The D.C. area, where I live, has enjoyed record-setting snowfall this winter. And the high temperature has been well below the average high almost every day for the past two months. In their facile and disingenuous comments regarding our record-breaking winter, global-warming deniers pretend to believe that the view out their window reflects what’s happening everywhere. I don’t think that this is what Friedman meant by a ‘flat Earth.’ The Daily Show and the Colbert Report have done a fine job of ridiculing this perspective. But let’s go farther.
Effects differ locally
First, Stewart and Colbert are right: this pattern is regional, not global. As Scientific American reports, “globally speaking, this January was the warmest in the last three decades.” Planet-wide rises in temperature, by reorienting processes such as ocean and wind currents, will result in all sorts of changes in local climates. Most of these changes will include local warming, but some may actually include local cooling. Thus, the same article reports:
U.S. government scientists predicted last year that global warming will actually increase snowstorms … The U.N. Intergovernmental Panel on Climate Change predicted the same in 2007.
So I wish that news organizations – and Stewart and Colbert – would report that, according to NASA, the Arctic is actually warmer than usual this year and that our cold results in part from their warmth.

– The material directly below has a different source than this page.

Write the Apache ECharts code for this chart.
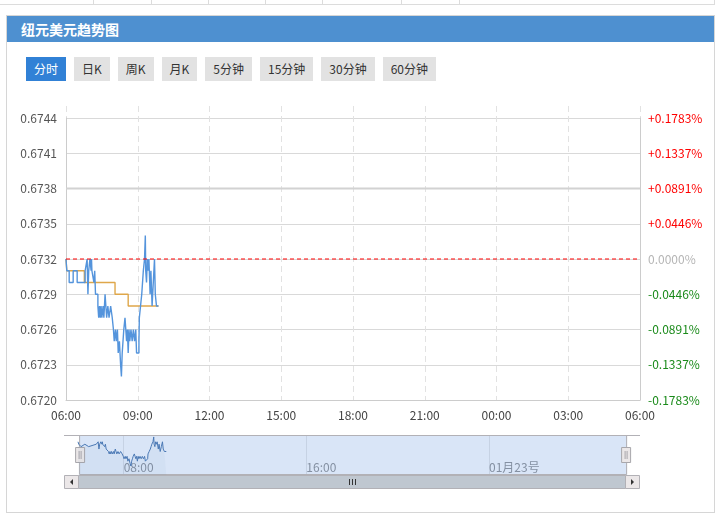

But let’s go even fartherer: Global warming affects all weather, anywhere. Temperature is an intrinsic factor in the development of weather, and atmospheric conditions are interconnected globally. If Earth’s overall temperature changes, then the weather will be different from what would have occurred had the temperature not changed. (Thank you, high school Earth Science!)
So it is wrongheaded to ask whether global warming “caused” your snowstorm, flood, hurricane, or gentle spring breeze. It is inextricably part of the flow.
The question is what to do about it.